BERLIN, March 30 (Reuters) – A special commission presented proposals on Monday to cap rapidly growing costs in Germany’s statutory health insurance system as Chancellor Friedrich Merz’s government began a drive to agree a package of tax and welfare reforms in coming months.
Rising health costs have already created a shortfall in the statutory health insurance system which the commission said would reach 15.3 billion euros ($17.53 billion) next year unless action is taken.
It said that without measures to contain costs, the shortfall would more than double by the end of the decade to reach around 40 billion euros in 2030.

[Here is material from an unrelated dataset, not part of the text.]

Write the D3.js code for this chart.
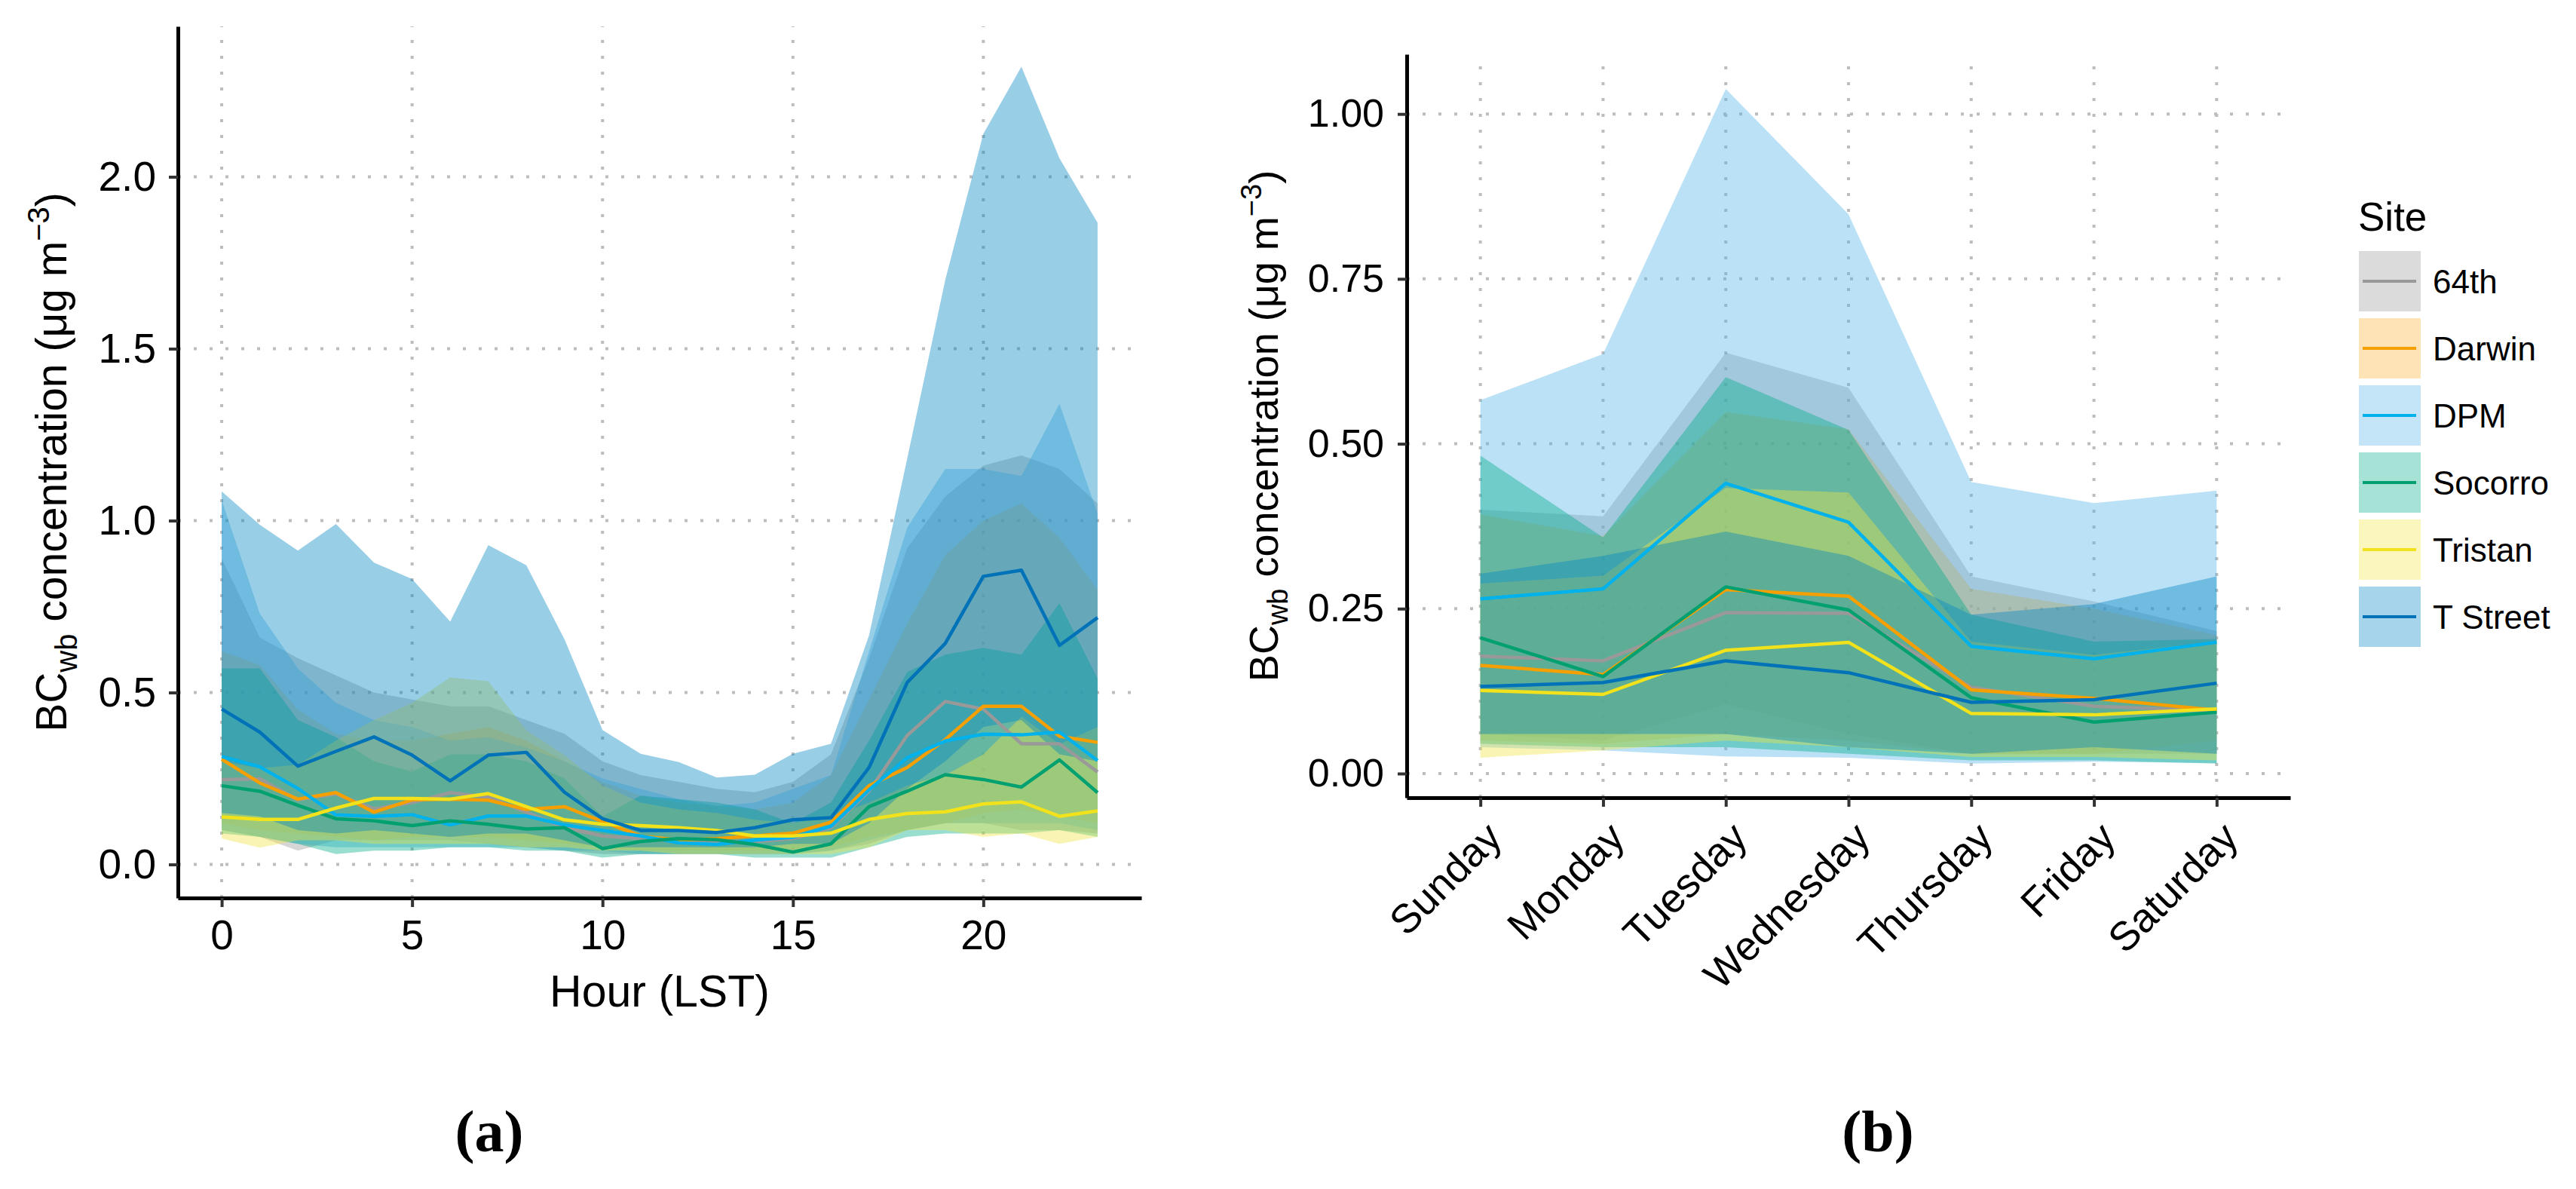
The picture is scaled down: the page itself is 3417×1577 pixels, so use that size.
<!DOCTYPE html>
<html>
<head>
<meta charset="utf-8">
<script src="https://cdn.jsdelivr.net/npm/d3@7"></script>
<style>
  body { margin: 0; background: #fff; }
  svg { display: block; }
</style>
</head>
<body>
<div id="chart"></div>
<script>
const FONT = "'Liberation Sans', Arial, sans-serif"

const sites = ['64th', 'Darwin', 'DPM', 'Socorro', 'Tristan', 'T Street']
const lineColors = ['#999999', '#f5a000', '#00b2ec', '#00a071', '#f2e21b', '#0072b8']
const fillColors = ['#999999', '#f8ae2a', '#56b4e9', '#00ad87', '#f0e442', '#0084c3']

// (a) hour of day
const hours = [0, 1, 2, 3, 4, 5, 6, 7, 8, 9, 10, 11, 12, 13, 14, 15, 16, 17, 18, 19, 20, 21, 22, 23]
const hourTicks = [0, 5, 10, 15, 20]
const hourYTicks = [0, 0.5, 1, 1.5, 2]

// one row per site, same order as sites
const hourMean = [
  [0.247, 0.249, 0.188, 0.205, 0.162, 0.18, 0.209, 0.196, 0.152, 0.107, 0.083, 0.075, 0.067, 0.067, 0.067, 0.075, 0.107, 0.213, 0.375, 0.474, 0.452, 0.351, 0.351, 0.269],
  [0.306, 0.237, 0.19, 0.209, 0.152, 0.188, 0.19, 0.187, 0.16, 0.168, 0.125, 0.083, 0.071, 0.075, 0.083, 0.091, 0.123, 0.229, 0.282, 0.363, 0.46, 0.46, 0.373, 0.355],
  [0.314, 0.284, 0.221, 0.144, 0.14, 0.145, 0.115, 0.141, 0.141, 0.115, 0.099, 0.083, 0.063, 0.058, 0.071, 0.079, 0.111, 0.217, 0.31, 0.359, 0.379, 0.377, 0.385, 0.302],
  [0.229, 0.213, 0.172, 0.133, 0.127, 0.113, 0.127, 0.117, 0.103, 0.107, 0.046, 0.067, 0.075, 0.072, 0.058, 0.036, 0.06, 0.168, 0.213, 0.261, 0.247, 0.225, 0.304, 0.209],
  [0.138, 0.131, 0.131, 0.164, 0.192, 0.192, 0.19, 0.206, 0.168, 0.13, 0.117, 0.113, 0.107, 0.099, 0.083, 0.083, 0.091, 0.131, 0.148, 0.153, 0.176, 0.182, 0.14, 0.156],
  [0.452, 0.385, 0.286, 0.329, 0.371, 0.318, 0.243, 0.318, 0.326, 0.21, 0.133, 0.099, 0.099, 0.093, 0.107, 0.13, 0.136, 0.282, 0.529, 0.643, 0.838, 0.856, 0.637, 0.718]
]
const hourLow = [
  [0.1, 0.08, 0.04, 0.07, 0.07, 0.07, 0.07, 0.06, 0.05, 0.04, 0.03, 0.03, 0.03, 0.03, 0.03, 0.03, 0.04, 0.06, 0.1, 0.12, 0.12, 0.1, 0.1, 0.09],
  [0.12, 0.1, 0.09, 0.08, 0.07, 0.08, 0.08, 0.08, 0.07, 0.06, 0.05, 0.04, 0.04, 0.04, 0.04, 0.04, 0.05, 0.08, 0.1, 0.12, 0.15, 0.16, 0.14, 0.12],
  [0.1, 0.08, 0.06, 0.05, 0.05, 0.05, 0.05, 0.05, 0.05, 0.04, 0.04, 0.03, 0.03, 0.03, 0.03, 0.03, 0.04, 0.07, 0.1, 0.12, 0.12, 0.12, 0.12, 0.1],
  [0.09, 0.08, 0.06, 0.03, 0.04, 0.04, 0.05, 0.05, 0.04, 0.04, 0.02, 0.03, 0.03, 0.03, 0.02, 0.02, 0.02, 0.05, 0.08, 0.09, 0.09, 0.09, 0.1, 0.08],
  [0.075, 0.049, 0.07, 0.07, 0.06, 0.06, 0.06, 0.06, 0.05, 0.05, 0.04, 0.04, 0.03, 0.03, 0.03, 0.03, 0.03, 0.05, 0.1, 0.1, 0.08, 0.09, 0.06, 0.08],
  [0.15, 0.14, 0.1, 0.09, 0.1, 0.09, 0.08, 0.09, 0.09, 0.07, 0.05, 0.05, 0.05, 0.05, 0.05, 0.06, 0.06, 0.12, 0.22, 0.3, 0.4, 0.42, 0.32, 0.3]
]
const hourHigh = [
  [0.89, 0.66, 0.6, 0.55, 0.5, 0.48, 0.46, 0.46, 0.42, 0.38, 0.3, 0.26, 0.24, 0.22, 0.21, 0.24, 0.32, 0.6, 0.92, 1.07, 1.16, 1.19, 1.15, 1.05],
  [0.62, 0.58, 0.45, 0.38, 0.36, 0.36, 0.38, 0.4, 0.36, 0.3, 0.24, 0.2, 0.18, 0.17, 0.16, 0.18, 0.26, 0.48, 0.7, 0.9, 1.0, 1.05, 0.95, 0.8],
  [1.06, 0.73, 0.57, 0.47, 0.42, 0.4, 0.36, 0.37, 0.34, 0.3, 0.25, 0.22, 0.19, 0.17, 0.18, 0.22, 0.26, 0.62, 0.98, 1.15, 1.15, 1.13, 1.34, 1.02],
  [0.57, 0.57, 0.42, 0.37, 0.3, 0.27, 0.32, 0.32, 0.3, 0.25, 0.14, 0.2, 0.19, 0.18, 0.16, 0.12, 0.18, 0.36, 0.56, 0.61, 0.63, 0.61, 0.76, 0.54],
  [0.3, 0.28, 0.29, 0.36, 0.42, 0.47, 0.544, 0.533, 0.39, 0.318, 0.23, 0.18, 0.16, 0.15, 0.13, 0.12, 0.14, 0.18, 0.23, 0.26, 0.32, 0.43, 0.35, 0.4],
  [1.085, 0.988, 0.913, 0.99, 0.878, 0.83, 0.706, 0.929, 0.87, 0.655, 0.391, 0.322, 0.298, 0.253, 0.261, 0.322, 0.351, 0.667, 1.18, 1.7, 2.125, 2.32, 2.054, 1.866]
]

// (b) day of week
const days = ['Sunday', 'Monday', 'Tuesday', 'Wednesday', 'Thursday', 'Friday', 'Saturday']
const dayYTicks = [0, 0.25, 0.5, 0.75, 1]

const dayMean = [
  [0.178, 0.171, 0.244, 0.243, 0.131, 0.102, 0.095],
  [0.164, 0.15, 0.279, 0.269, 0.127, 0.114, 0.096],
  [0.265, 0.28, 0.44, 0.381, 0.193, 0.174, 0.199],
  [0.206, 0.147, 0.283, 0.248, 0.115, 0.078, 0.093],
  [0.126, 0.12, 0.187, 0.199, 0.091, 0.089, 0.098],
  [0.132, 0.138, 0.171, 0.153, 0.108, 0.112, 0.137]
]
const dayLow = [
  [0.06, 0.05, 0.105, 0.06, 0.03, 0.03, 0.03],
  [0.05, 0.045, 0.06, 0.05, 0.03, 0.03, 0.05],
  [0.04, 0.035, 0.026, 0.024, 0.015, 0.018, 0.016],
  [0.045, 0.04, 0.04, 0.03, 0.02, 0.02, 0.015],
  [0.024, 0.035, 0.05, 0.04, 0.025, 0.025, 0.02],
  [0.06, 0.06, 0.06, 0.04, 0.03, 0.04, 0.03]
]
const dayHigh = [
  [0.4, 0.39, 0.638, 0.585, 0.299, 0.261, 0.216],
  [0.393, 0.36, 0.548, 0.522, 0.28, 0.25, 0.21],
  [0.566, 0.636, 1.038, 0.848, 0.442, 0.41, 0.429],
  [0.482, 0.358, 0.601, 0.521, 0.241, 0.2, 0.204],
  [0.288, 0.3, 0.433, 0.426, 0.2, 0.18, 0.2],
  [0.303, 0.33, 0.367, 0.33, 0.241, 0.257, 0.299]
]

const svg = d3
  .select('#chart')
  .append('svg')
  .attr('width', 3417)
  .attr('height', 1577)
  .style('font-family', FONT)

function buildSeries(xValues, mean, low, high) {
  return sites.map((site, i) => ({
    site: site,
    index: i,
    values: xValues.map((xv, j) => ({
      x: xv,
      mean: mean[i][j],
      low: low[i][j],
      high: high[i][j]
    }))
  }))
}

function drawPanel(opts) {
  const { x, y, series, xTicks, yTicks } = opts
  const g = svg.append('g')
  const [x0, x1] = x.range()
  const [y0, y1] = y.range()

  // dotted grid
  g.selectAll('.hgrid')
    .data(yTicks)
    .enter()
    .append('line')
    .attr('x1', x0)
    .attr('x2', x1)
    .attr('y1', d => y(d))
    .attr('y2', d => y(d))
    .attr('stroke', '#bdbdbd')
    .attr('stroke-width', 4)
    .attr('stroke-dasharray', '4 17')

  g.selectAll('.vgrid')
    .data(xTicks)
    .enter()
    .append('line')
    .attr('x1', d => x(d))
    .attr('x2', d => x(d))
    .attr('y1', y0)
    .attr('y2', y1)
    .attr('stroke', '#bdbdbd')
    .attr('stroke-width', 4)
    .attr('stroke-dasharray', '4 17')

  const area = d3
    .area()
    .x(d => x(d.x))
    .y0(d => y(d.low))
    .y1(d => y(d.high))

  const line = d3
    .line()
    .x(d => x(d.x))
    .y(d => y(d.mean))

  g.selectAll('.ribbon')
    .data(series)
    .enter()
    .append('path')
    .attr('d', d => area(d.values))
    .attr('fill', d => fillColors[d.index])
    .attr('fill-opacity', 0.4)

  g.selectAll('.mean')
    .data(series)
    .enter()
    .append('path')
    .attr('d', d => line(d.values))
    .attr('fill', 'none')
    .attr('stroke', d => lineColors[d.index])
    .attr('stroke-width', 4.5)
    .attr('stroke-linejoin', 'round')

  return g
}

function styleAxis(sel, size) {
  sel.attr('font-family', FONT).attr('font-size', size)
  sel.select('.domain').attr('stroke', '#000').attr('stroke-width', 5)
  sel.selectAll('.tick line').attr('stroke', '#333').attr('stroke-width', 4)
  sel.selectAll('.tick text').attr('fill', '#000')
}

function yTitle(px, py, size) {
  const small = Math.round(size * 0.7)
  const t = svg
    .append('text')
    .attr('transform', 'translate(' + px + ',' + py + ') rotate(-90)')
    .attr('text-anchor', 'middle')
    .attr('font-size', size)
    .attr('fill', '#000')
  t.append('tspan').text('BC')
  t.append('tspan').attr('font-size', small).attr('dy', size * 0.24).text('wb')
  t.append('tspan').attr('dy', -size * 0.24).text(' concentration (μg m')
  t.append('tspan').attr('font-size', small).attr('dy', -size * 0.4).text('−3')
  t.append('tspan').attr('dy', size * 0.4).text(')')
}

// ---- panel (a)
const xA = d3.scaleLinear().domain([-1.15, 24.15]).range([236, 1514])
const yA = d3.scaleLinear().domain([-0.0975, 2.4375]).range([1191, 35])

drawPanel({
  x: xA,
  y: yA,
  series: buildSeries(hours, hourMean, hourLow, hourHigh),
  xTicks: hourTicks,
  yTicks: hourYTicks
})

svg
  .append('g')
  .attr('transform', 'translate(236,0)')
  .call(
    d3.axisLeft(yA)
      .tickValues(hourYTicks)
      .tickFormat(d3.format('.1f'))
      .tickSize(12)
      .tickSizeOuter(0)
      .tickPadding(17)
  )
  .call(sel => styleAxis(sel, 55))

svg
  .append('g')
  .attr('transform', 'translate(0,1191)')
  .call(
    d3.axisBottom(xA)
      .tickValues(hourTicks)
      .tickSize(12)
      .tickSizeOuter(0)
      .tickPadding(17)
  )
  .call(sel => styleAxis(sel, 55))

svg
  .append('text')
  .attr('x', 875)
  .attr('y', 1335)
  .attr('text-anchor', 'middle')
  .attr('font-size', 59)
  .text('Hour (LST)')

yTitle(88, 613, 57)

// ---- panel (b)
const xB = d3.scalePoint().domain(days).range([1866, 3038]).padding(0.6)
const yB = d3.scaleLinear().domain([-0.0366, 1.0905]).range([1058, 72])

drawPanel({
  x: xB,
  y: yB,
  series: buildSeries(days, dayMean, dayLow, dayHigh),
  xTicks: days,
  yTicks: dayYTicks
})

svg
  .append('g')
  .attr('transform', 'translate(1866,0)')
  .call(
    d3.axisLeft(yB)
      .tickValues(dayYTicks)
      .tickFormat(d3.format('.2f'))
      .tickSize(12)
      .tickSizeOuter(0)
      .tickPadding(18)
  )
  .call(sel => styleAxis(sel, 52))

svg
  .append('g')
  .attr('transform', 'translate(0,1058)')
  .call(d3.axisBottom(xB).tickSize(12).tickSizeOuter(0))
  .call(sel => styleAxis(sel, 54))
  .selectAll('.tick text')
  .attr('x', 0)
  .attr('y', 0)
  .attr('dy', 0)
  .attr('text-anchor', 'end')
  .attr('transform', 'translate(31,56) rotate(-45)')

yTitle(1695, 565, 54)

// legend
const legend = svg.append('g').attr('transform', 'translate(3128,0)')

legend
  .append('text')
  .attr('x', 0)
  .attr('y', 306)
  .attr('font-size', 53)
  .text('Site')

const keys = legend
  .selectAll('.key')
  .data(sites)
  .enter()
  .append('g')
  .attr('transform', (d, i) => 'translate(0,' + (333 + i * 89) + ')')

keys
  .append('rect')
  .attr('x', 1)
  .attr('width', 82)
  .attr('height', 80)
  .attr('fill', (d, i) => fillColors[i])
  .attr('fill-opacity', 0.35)

keys
  .append('line')
  .attr('x1', 6)
  .attr('x2', 77)
  .attr('y1', 40)
  .attr('y2', 40)
  .attr('stroke', (d, i) => lineColors[i])
  .attr('stroke-width', 4)

keys
  .append('text')
  .attr('x', 99)
  .attr('y', 56)
  .attr('font-size', 44)
  .text(d => d)

// panel letters
svg
  .selectAll('.letter')
  .data([['(a)', 649], ['(b)', 2491]])
  .enter()
  .append('text')
  .attr('x', d => d[1])
  .attr('y', 1527)
  .attr('text-anchor', 'middle')
  .attr('font-family', "'Liberation Serif', 'Times New Roman', serif")
  .attr('font-weight', 'bold')
  .attr('font-size', 78)
  .text(d => d[0])
</script>
</body>
</html>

Containing the rise in statutory health insurance costs, which are shared by workers and employers, is seen as a central pillar of Merz’s drive to lift Germany’s sluggish economy by cutting costs and bureaucratic obstacles for companies.
Health Minister Nina Warken said the commission’s proposals would form the basis for legislation which should be approved by cabinet in July.
The report presented on Monday includes a range of proposals aiming to restrain spending by tightening controls on remuneration for treatment, limiting pharmaceutical and hospital costs and ensuring that any spending increases were matched by corresponding revenue increases.
It also recommended higher taxes on tobacco, alcohol and sugary drinks as well as funding healthcare costs for recipients of basic income support from the federal budget.